SUPPLIED MATERIAL

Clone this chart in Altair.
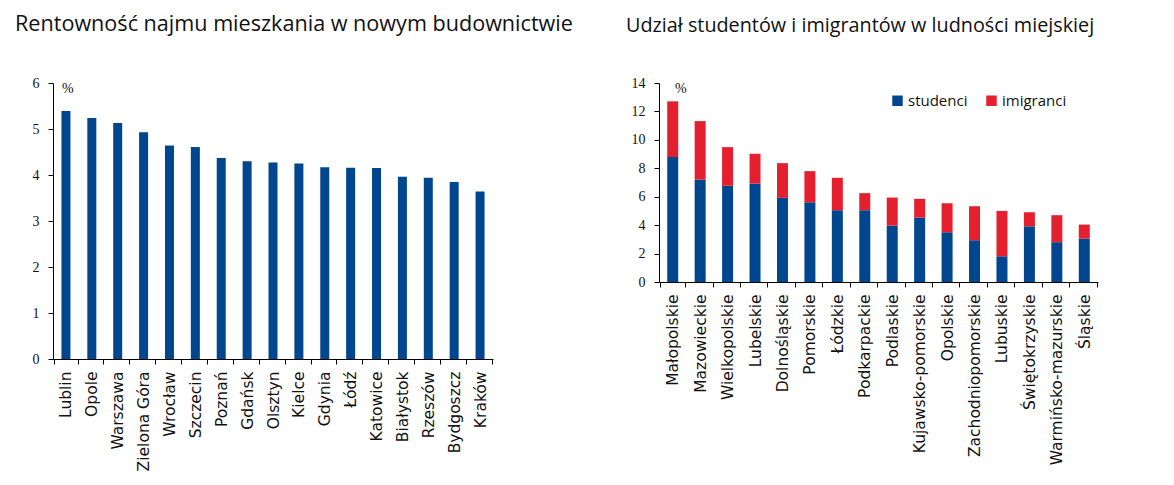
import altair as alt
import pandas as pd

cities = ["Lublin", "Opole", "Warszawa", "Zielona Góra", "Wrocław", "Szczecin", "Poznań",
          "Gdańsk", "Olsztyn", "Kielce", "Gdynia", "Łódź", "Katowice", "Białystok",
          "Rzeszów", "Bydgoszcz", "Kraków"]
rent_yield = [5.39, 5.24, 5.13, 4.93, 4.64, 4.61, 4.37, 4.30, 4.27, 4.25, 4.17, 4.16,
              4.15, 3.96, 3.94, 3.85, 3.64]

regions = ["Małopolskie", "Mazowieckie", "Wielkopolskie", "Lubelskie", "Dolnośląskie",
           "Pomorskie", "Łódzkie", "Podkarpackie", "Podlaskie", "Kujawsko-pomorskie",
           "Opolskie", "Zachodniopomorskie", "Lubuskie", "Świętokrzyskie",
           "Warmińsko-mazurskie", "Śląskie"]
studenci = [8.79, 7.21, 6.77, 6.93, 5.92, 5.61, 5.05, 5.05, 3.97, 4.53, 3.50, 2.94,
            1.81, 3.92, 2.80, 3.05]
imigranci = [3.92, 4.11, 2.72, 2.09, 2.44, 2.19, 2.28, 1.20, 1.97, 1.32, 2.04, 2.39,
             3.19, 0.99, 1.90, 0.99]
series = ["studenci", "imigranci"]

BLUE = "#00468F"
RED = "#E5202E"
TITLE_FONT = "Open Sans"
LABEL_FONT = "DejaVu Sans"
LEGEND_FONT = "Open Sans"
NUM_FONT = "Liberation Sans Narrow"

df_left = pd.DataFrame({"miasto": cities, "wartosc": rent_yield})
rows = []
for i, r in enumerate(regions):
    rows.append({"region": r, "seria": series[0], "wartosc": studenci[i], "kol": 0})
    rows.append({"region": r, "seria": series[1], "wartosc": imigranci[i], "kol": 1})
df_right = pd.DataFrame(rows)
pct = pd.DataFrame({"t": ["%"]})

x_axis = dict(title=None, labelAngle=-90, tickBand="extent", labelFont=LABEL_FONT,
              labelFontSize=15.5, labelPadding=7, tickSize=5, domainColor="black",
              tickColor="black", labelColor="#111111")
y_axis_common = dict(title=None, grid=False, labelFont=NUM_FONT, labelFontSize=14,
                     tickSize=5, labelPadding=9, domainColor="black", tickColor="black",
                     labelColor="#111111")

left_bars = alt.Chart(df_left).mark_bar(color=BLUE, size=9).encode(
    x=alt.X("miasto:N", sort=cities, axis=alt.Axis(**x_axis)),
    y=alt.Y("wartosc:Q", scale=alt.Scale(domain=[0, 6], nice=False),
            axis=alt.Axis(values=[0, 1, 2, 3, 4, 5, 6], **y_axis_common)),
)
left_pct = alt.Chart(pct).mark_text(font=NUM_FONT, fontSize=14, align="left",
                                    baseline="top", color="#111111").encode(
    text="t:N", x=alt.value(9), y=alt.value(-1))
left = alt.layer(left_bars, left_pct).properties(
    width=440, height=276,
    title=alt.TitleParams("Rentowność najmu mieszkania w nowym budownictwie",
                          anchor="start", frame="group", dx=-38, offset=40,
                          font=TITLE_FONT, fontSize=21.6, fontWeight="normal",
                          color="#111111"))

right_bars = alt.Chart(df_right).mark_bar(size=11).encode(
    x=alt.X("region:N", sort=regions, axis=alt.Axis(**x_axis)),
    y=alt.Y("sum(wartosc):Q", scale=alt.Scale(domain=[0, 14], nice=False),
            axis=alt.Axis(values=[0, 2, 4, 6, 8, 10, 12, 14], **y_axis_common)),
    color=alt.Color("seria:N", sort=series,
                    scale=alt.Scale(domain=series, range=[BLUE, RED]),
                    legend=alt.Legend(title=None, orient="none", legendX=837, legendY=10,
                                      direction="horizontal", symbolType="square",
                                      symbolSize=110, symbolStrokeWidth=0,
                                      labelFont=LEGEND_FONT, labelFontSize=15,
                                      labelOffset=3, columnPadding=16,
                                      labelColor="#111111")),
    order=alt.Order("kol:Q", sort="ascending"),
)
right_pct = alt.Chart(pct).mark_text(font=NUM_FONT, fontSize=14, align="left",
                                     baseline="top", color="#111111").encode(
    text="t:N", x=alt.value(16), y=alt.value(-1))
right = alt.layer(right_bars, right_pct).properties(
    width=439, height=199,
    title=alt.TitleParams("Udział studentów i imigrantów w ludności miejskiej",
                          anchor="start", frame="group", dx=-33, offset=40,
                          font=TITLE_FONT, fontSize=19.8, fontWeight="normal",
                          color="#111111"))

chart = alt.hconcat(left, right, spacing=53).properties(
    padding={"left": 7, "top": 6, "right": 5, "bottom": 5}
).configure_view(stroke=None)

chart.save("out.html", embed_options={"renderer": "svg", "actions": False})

AIM
Except for the pictures, reproduce every line exactly.

THE OUTPUT
Clone this chart in Altair.
import altair as alt
import pandas as pd

cities = ["Lublin", "Opole", "Warszawa", "Zielona Góra", "Wrocław", "Szczecin", "Poznań",
          "Gdańsk", "Olsztyn", "Kielce", "Gdynia", "Łódź", "Katowice", "Białystok",
          "Rzeszów", "Bydgoszcz", "Kraków"]
rent_yield = [5.39, 5.24, 5.13, 4.93, 4.64, 4.61, 4.37, 4.30, 4.27, 4.25, 4.17, 4.16,
              4.15, 3.96, 3.94, 3.85, 3.64]

regions = ["Małopolskie", "Mazowieckie", "Wielkopolskie", "Lubelskie", "Dolnośląskie",
           "Pomorskie", "Łódzkie", "Podkarpackie", "Podlaskie", "Kujawsko-pomorskie",
           "Opolskie", "Zachodniopomorskie", "Lubuskie", "Świętokrzyskie",
           "Warmińsko-mazurskie", "Śląskie"]
studenci = [8.79, 7.21, 6.77, 6.93, 5.92, 5.61, 5.05, 5.05, 3.97, 4.53, 3.50, 2.94,
            1.81, 3.92, 2.80, 3.05]
imigranci = [3.92, 4.11, 2.72, 2.09, 2.44, 2.19, 2.28, 1.20, 1.97, 1.32, 2.04, 2.39,
             3.19, 0.99, 1.90, 0.99]
series = ["studenci", "imigranci"]

BLUE = "#00468F"
RED = "#E5202E"
TITLE_FONT = "Open Sans"
LABEL_FONT = "DejaVu Sans"
LEGEND_FONT = "Open Sans"
NUM_FONT = "Liberation Sans Narrow"

df_left = pd.DataFrame({"miasto": cities, "wartosc": rent_yield})
rows = []
for i, r in enumerate(regions):
    rows.append({"region": r, "seria": series[0], "wartosc": studenci[i], "kol": 0})
    rows.append({"region": r, "seria": series[1], "wartosc": imigranci[i], "kol": 1})
df_right = pd.DataFrame(rows)
pct = pd.DataFrame({"t": ["%"]})

x_axis = dict(title=None, labelAngle=-90, tickBand="extent", labelFont=LABEL_FONT,
              labelFontSize=15.5, labelPadding=7, tickSize=5, domainColor="black",
              tickColor="black", labelColor="#111111")
y_axis_common = dict(title=None, grid=False, labelFont=NUM_FONT, labelFontSize=14,
                     tickSize=5, labelPadding=9, domainColor="black", tickColor="black",
                     labelColor="#111111")

left_bars = alt.Chart(df_left).mark_bar(color=BLUE, size=9).encode(
    x=alt.X("miasto:N", sort=cities, axis=alt.Axis(**x_axis)),
    y=alt.Y("wartosc:Q", scale=alt.Scale(domain=[0, 6], nice=False),
            axis=alt.Axis(values=[0, 1, 2, 3, 4, 5, 6], **y_axis_common)),
)
left_pct = alt.Chart(pct).mark_text(font=NUM_FONT, fontSize=14, align="left",
                                    baseline="top", color="#111111").encode(
    text="t:N", x=alt.value(9), y=alt.value(-1))
left = alt.layer(left_bars, left_pct).properties(
    width=440, height=276,
    title=alt.TitleParams("Rentowność najmu mieszkania w nowym budownictwie",
                          anchor="start", frame="group", dx=-38, offset=40,
                          font=TITLE_FONT, fontSize=21.6, fontWeight="normal",
                          color="#111111"))

right_bars = alt.Chart(df_right).mark_bar(size=11).encode(
    x=alt.X("region:N", sort=regions, axis=alt.Axis(**x_axis)),
    y=alt.Y("sum(wartosc):Q", scale=alt.Scale(domain=[0, 14], nice=False),
            axis=alt.Axis(values=[0, 2, 4, 6, 8, 10, 12, 14], **y_axis_common)),
    color=alt.Color("seria:N", sort=series,
                    scale=alt.Scale(domain=series, range=[BLUE, RED]),
                    legend=alt.Legend(title=None, orient="none", legendX=837, legendY=10,
                                      direction="horizontal", symbolType="square",
                                      symbolSize=110, symbolStrokeWidth=0,
                                      labelFont=LEGEND_FONT, labelFontSize=15,
                                      labelOffset=3, columnPadding=16,
                                      labelColor="#111111")),
    order=alt.Order("kol:Q", sort="ascending"),
)
right_pct = alt.Chart(pct).mark_text(font=NUM_FONT, fontSize=14, align="left",
                                     baseline="top", color="#111111").encode(
    text="t:N", x=alt.value(16), y=alt.value(-1))
right = alt.layer(right_bars, right_pct).properties(
    width=439, height=199,
    title=alt.TitleParams("Udział studentów i imigrantów w ludności miejskiej",
                          anchor="start", frame="group", dx=-33, offset=40,
                          font=TITLE_FONT, fontSize=19.8, fontWeight="normal",
                          color="#111111"))

chart = alt.hconcat(left, right, spacing=53).properties(
    padding={"left": 7, "top": 6, "right": 5, "bottom": 5}
).configure_view(stroke=None)

chart.save("out.html", embed_options={"renderer": "svg", "actions": False})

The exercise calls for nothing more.